The scope of the quest also just doesn't feel grand enough, saving the vault in 1 just to find out about the master and the super mutant armies was a real wow moment. Likewise when the Enclave turn up after you find a G.E.C.K. in two. So far FO3 just doesn't seem to have that scale of urgency, it's "chase after Daddy" time and I still haven't seen anything that makes the game feel like it's going to do something big.

I'm open to the game proving me wrong at this point, but that in a nutshell is what I ment when I said small. It's a small narrative and they've lost the illusion of size.

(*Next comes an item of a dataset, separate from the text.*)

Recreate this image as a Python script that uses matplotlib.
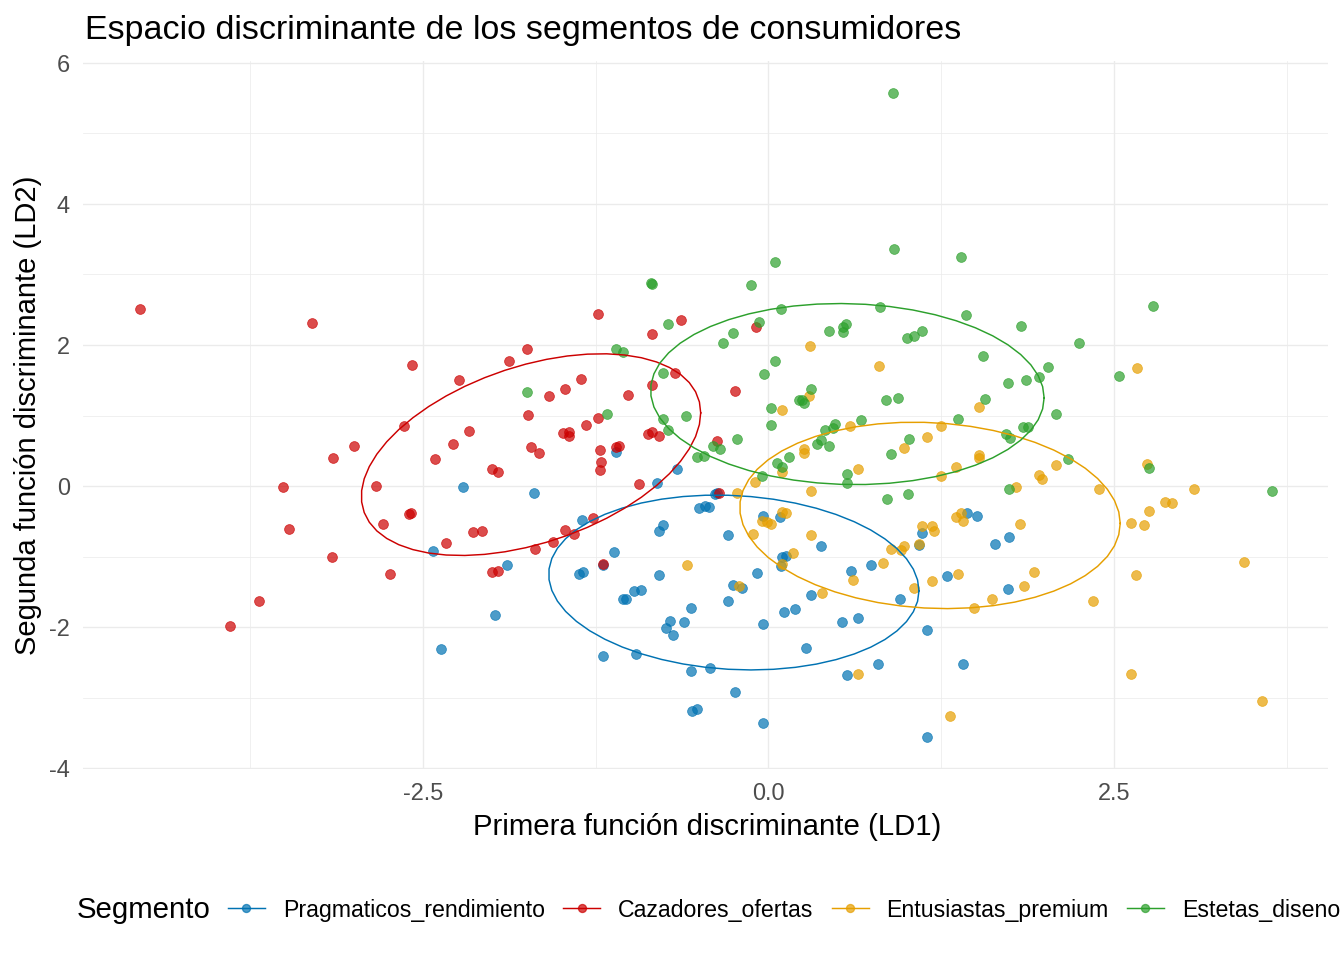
import numpy as np
import matplotlib
matplotlib.use("Agg")
import matplotlib.pyplot as plt
from matplotlib.lines import Line2D

plt.rcParams['font.family'] = ['Liberation Sans', 'DejaVu Sans']

# ---------------- data ----------------
segments = ["Pragmaticos_rendimiento", "Cazadores_ofertas", "Entusiastas_premium", "Estetas_diseno"]
colors = ["#0072B2", "#CC0000", "#E69F00", "#2CA02C"]

blue_x = [-2.21,-2.43,-1.98,-2.37,-1.10,-0.66,-1.70,-0.81,-0.39,-0.37,
          -0.50,-0.46,-0.43,-1.35,-0.76,-0.79,-0.29,-0.04,0.08,-1.12,
          -1.89,-1.37,-1.34,-1.20,-0.79,-0.08,0.10,0.13,0.09,-0.26,
          -0.19,-1.05,-1.03,-0.97,-0.92,-0.56,-0.29,0.11,0.19,-0.71,
          -0.74,-0.61,-0.69,-0.04,-1.20,-0.96,1.44,1.51,1.11,1.09,
          0.38,1.64,1.74,0.74,0.60,1.29,1.73,0.31,0.95,0.53,
          0.65,1.15,0.27,0.79,0.57,1.41,-0.56,-0.42,-0.24,-0.55,
          -0.52,-0.04,1.15]
blue_y = [-0.01,-0.92,-1.83,-2.31,0.48,0.24,-0.10,0.04,-0.11,-0.10,
          -0.31,-0.28,-0.30,-0.48,-0.55,-0.64,-0.70,-0.43,-0.44,-0.94,
          -1.12,-1.25,-1.22,-1.12,-1.26,-1.23,-1.01,-0.99,-1.13,-1.40,
          -1.45,-1.60,-1.60,-1.49,-1.48,-1.73,-1.63,-1.79,-1.74,-1.91,
          -2.01,-1.93,-2.11,-1.96,-2.41,-2.38,-0.38,-0.43,-0.67,-0.84,
          -0.85,-0.82,-0.72,-1.12,-1.21,-1.28,-1.46,-1.55,-1.60,-1.93,
          -1.87,-2.04,-2.30,-2.52,-2.68,-2.52,-2.62,-2.58,-2.92,-3.19,
          -3.16,-3.36,-3.56]

red_x = [-4.55,-3.30,-2.58,-2.24,-2.17,-2.28,-2.41,-2.00,-1.96,-2.64,
         -3.00,-3.15,-3.51,-2.84,-2.60,-2.59,-2.79,-3.47,-2.33,-2.14,
         -2.07,-3.16,-2.74,-2.00,-1.96,-3.69,-3.90,-1.23,-0.63,-0.84,
         -0.09,-1.75,-1.88,-0.68,-0.84,-1.36,-1.47,-1.59,-1.02,-0.24,
         -1.74,-1.23,-1.32,-1.49,-1.44,-1.44,-0.87,-0.84,-0.79,-1.72,
         -1.66,-1.22,-1.08,-1.10,-1.21,-1.22,-0.37,-0.94,-0.36,-1.27,
         -1.47,-1.41,-1.56,-1.69,-1.20]
red_y = [2.51,2.31,1.72,1.50,0.78,0.60,0.38,0.24,0.20,0.85,
         0.57,0.40,-0.01,0.00,-0.40,-0.38,-0.54,-0.61,-0.81,-0.65,
         -0.64,-1.01,-1.25,-1.22,-1.21,-1.63,-1.99,2.44,2.35,2.16,
         2.26,1.94,1.77,1.60,1.43,1.52,1.38,1.28,1.29,1.35,
         1.01,0.96,0.87,0.75,0.77,0.71,0.74,0.77,0.71,0.55,
         0.47,0.51,0.57,0.55,0.34,0.23,0.64,0.03,-0.10,-0.45,
         -0.62,-0.68,-0.79,-0.89,-1.11]

orange_x = [0.30,0.29,0.10,0.10,0.26,0.26,0.80,1.52,2.67,0.59,
            1.25,1.15,0.98,1.52,1.52,0.65,1.36,2.08,2.74,1.96,
            1.98,1.79,2.39,3.08,2.87,2.92,2.75,2.62,2.72,1.82,
            1.25,0.31,1.36,1.39,1.41,1.11,1.18,1.20,0.31,0.18,
            0.89,0.96,0.98,1.09,0.83,0.61,1.18,1.37,1.92,1.85,
            1.05,0.39,1.62,1.49,2.35,0.65,1.31,0.10,-0.23,-0.10,
            0.10,0.13,-0.05,-0.01,0.02,-0.11,-0.59,-0.21,2.66,3.44,
            2.62,3.57]
orange_y = [1.99,1.28,1.08,0.20,0.52,0.47,1.70,1.12,1.67,0.85,
            0.85,0.70,0.54,0.44,0.40,0.24,0.27,0.30,0.31,0.16,
            0.10,-0.01,-0.04,-0.04,-0.23,-0.24,-0.35,-0.52,-0.55,-0.54,
            0.14,-0.07,-0.44,-0.38,-0.50,-0.57,-0.57,-0.64,-0.70,-0.95,
            -0.89,-0.91,-0.85,-0.82,-1.09,-1.33,-1.35,-1.25,-1.22,-1.42,
            -1.45,-1.52,-1.60,-1.73,-1.63,-2.67,-3.26,-1.11,-0.10,0.06,
            -0.37,-0.38,-0.50,-0.51,-0.54,-0.68,-1.12,-1.42,-1.26,-1.08,
            -2.67,-3.05]

green_x = [0.05,-0.85,-0.84,-0.13,-0.73,-0.07,0.09,-0.26,-0.33,-1.10,
           -1.05,0.05,-0.03,-0.76,-1.75,0.31,0.22,0.24,0.26,0.02,
           -1.17,-0.76,-0.60,0.02,-0.73,-0.40,-0.35,-0.23,-0.52,-0.47,
           0.06,0.10,0.15,0.35,-0.05,0.91,1.39,0.81,1.43,1.83,
           2.78,0.44,0.54,0.56,0.54,1.00,1.05,1.11,2.25,1.55,
           2.02,1.96,1.73,1.86,2.54,0.85,0.94,1.57,1.37,2.08,
           0.67,0.48,0.47,0.41,0.38,0.44,1.02,1.72,1.75,1.84,
           1.88,0.89,2.17,2.75,0.57,0.57,0.86,1.01,1.74,3.64,
           0.90]
green_y = [3.18,2.88,2.87,2.85,2.30,2.33,2.51,2.17,2.03,1.94,
           1.90,1.77,1.59,1.60,1.33,1.38,1.22,1.22,1.18,1.11,
           1.02,0.95,0.99,0.87,0.79,0.57,0.52,0.67,0.41,0.43,
           0.33,0.27,0.41,0.60,0.14,3.36,3.25,2.54,2.43,2.27,
           2.55,2.20,2.26,2.30,2.18,2.10,2.13,2.20,2.03,1.84,
           1.69,1.55,1.46,1.50,1.56,1.22,1.25,1.23,0.95,1.02,
           0.94,0.88,0.82,0.79,0.65,0.57,0.67,0.74,0.68,0.84,
           0.84,0.45,0.38,0.26,0.17,0.04,-0.18,-0.11,-0.04,-0.07,
           5.57]

xs = [blue_x, red_x, orange_x, green_x]
ys = [blue_y, red_y, orange_y, green_y]

x_ticks = [-2.5, 0.0, 2.5]
x_tick_labels = ["-2.5", "0.0", "2.5"]
y_ticks = [-4, -2, 0, 2, 4, 6]
y_tick_labels = ["-4", "-2", "0", "2", "4", "6"]

title = "Espacio discriminante de los segmentos de consumidores"
xlabel = "Primera función discriminante (LD1)"
ylabel = "Segunda función discriminante (LD2)"
legend_title = "Segmento"
ellipse_level = 0.68


# ---------------- helpers (stat_ellipse, type = "t") ----------------
def cov_trob(X, nu=5, maxit=25, tol=0.01):
    n, p = X.shape
    wt = np.ones(n)
    loc = X.mean(axis=0)
    w = np.sqrt(wt)
    Xc = X - loc
    for _ in range(maxit):
        w0 = w
        Xc = X - loc
        A = np.sqrt(w / w.sum())[:, None] * Xc
        _, d, Vt = np.linalg.svd(A, full_matrices=False)
        wX = Xc @ Vt.T @ np.diag(1.0 / d)
        Q = (wX ** 2).sum(axis=1)
        w = (wt * (nu + p)) / (nu + Q)
        loc = (w[:, None] * X).sum(axis=0) / w.sum()
        if np.all(np.abs(w - w0) < tol):
            break
    S = np.sqrt(w)[:, None] * Xc
    cov = S.T @ S / wt.sum()
    return cov, loc


def ellipse_path(x, y, level=0.95, segments=51):
    X = np.column_stack([x, y])
    n = X.shape[0]
    cov, center = cov_trob(X)
    m = n - 1
    fq = (m / 2.0) * ((1 - level) ** (-2.0 / m) - 1)  # qf(level, 2, m)
    radius = np.sqrt(2 * fq)
    R = np.linalg.cholesky(cov).T
    ang = np.linspace(0, 2 * np.pi, segments + 1)
    circ = np.column_stack([np.cos(ang), np.sin(ang)])
    pts = center + radius * (circ @ R)
    return pts[:, 0], pts[:, 1]


# ---------------- figure ----------------
W, H = 1344, 960
fig = plt.figure(figsize=(W / 96, H / 96), dpi=96)

allx = np.concatenate([np.array(v) for v in xs])
ally = np.concatenate([np.array(v) for v in ys])
xr = allx.max() - allx.min()
yr = ally.max() - ally.min()
xlim = (allx.min() - 0.05 * xr, allx.max() + 0.05 * xr)
ylim = (ally.min() - 0.05 * yr, ally.max() + 0.05 * yr)

ax = fig.add_axes([83.1 / W, 1 - 769.2 / H, (1328.1 - 83.1) / W, (769.2 - 61.1) / H])
ax.set_xlim(*xlim)
ax.set_ylim(*ylim)
for s in ax.spines.values():
    s.set_visible(False)

ax.set_xticks(x_ticks)
ax.set_xticklabels(x_tick_labels)
ax.set_yticks(y_ticks)
ax.set_yticklabels(y_tick_labels)
ax.set_xticks([-3.75, -1.25, 1.25, 3.75], minor=True)
ax.set_yticks([-3, -1, 1, 3, 5], minor=True)
ax.tick_params(which='both', length=0)
ax.tick_params(axis='x', labelsize=17.6, labelcolor='#4D4D4D', pad=9.5)
ax.tick_params(axis='y', labelsize=17.6, labelcolor='#4D4D4D', pad=10)
ax.grid(which='major', color='#EBEBEB', linewidth=1.0)
ax.grid(which='minor', color='#EBEBEB', linewidth=0.55)
ax.set_axisbelow(True)

for x, y, c in zip(xs, ys, colors):
    ax.scatter(x, y, s=54, color=c, alpha=0.7, edgecolors=c, linewidths=0.6, zorder=3)

for x, y, c in zip(xs, ys, colors):
    ex, ey = ellipse_path(np.array(x), np.array(y), level=ellipse_level)
    ax.plot(ex, ey, color=c, linewidth=1.1, zorder=4)

fig.text(85 / W, 1 - 31 / H, title, fontsize=25.5, ha='left', va='center', color='black')
fig.text(707 / W, 1 - 827 / H, xlabel, fontsize=22, ha='center', va='center', color='black')
fig.text(28 / W, 1 - 415 / H, ylabel, fontsize=21.8, ha='center', va='center',
         rotation=90, color='black')

# legend
fig.text(77 / W, 1 - 910 / H, legend_title, fontsize=22, ha='left', va='center', color='black')
handles = []
for c in colors:
    handles.append(Line2D([], [], color=c, linewidth=1.1, marker='o', markersize=6,
                          markerfacecolor=matplotlib.colors.to_rgba(c, 0.7),
                          markeredgecolor=matplotlib.colors.to_rgba(c, 0.7)))
fig.legend(handles, segments, ncol=4, loc='center left',
           bbox_to_anchor=(228 / W, 1 - 910 / H), frameon=False, fontsize=17.3,
           handlelength=1.6, handletextpad=0.77, columnspacing=0.8,
           borderpad=0, borderaxespad=0)

fig.savefig("out.png", dpi=96, facecolor='white')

This is not saying the game is bad, just that they lost something in the translation and you can see that the story/plotting development team behind FO3 are not as skilled as the ones who worked on the previous two.

Doc Hall said...

"Historically there has never been any child killing in the Fallout series (it was axed despite plans in the originals), so it's good that it hasn't started now. That would just be lame."

Uh, yes there was. They made all the children invisible and invulnerable in the European release, but the US version definitely included it, and mods were released to put the option back into the EU version.

You even earned a negative reputation for doing so.
http://uk.youtube.com/watch?v=wPgp8oNJ4kI

As far as I can tell the fact you can't do it in 3 is the largest cause of bitching from fans of the old games. By fans I mean angry internet people.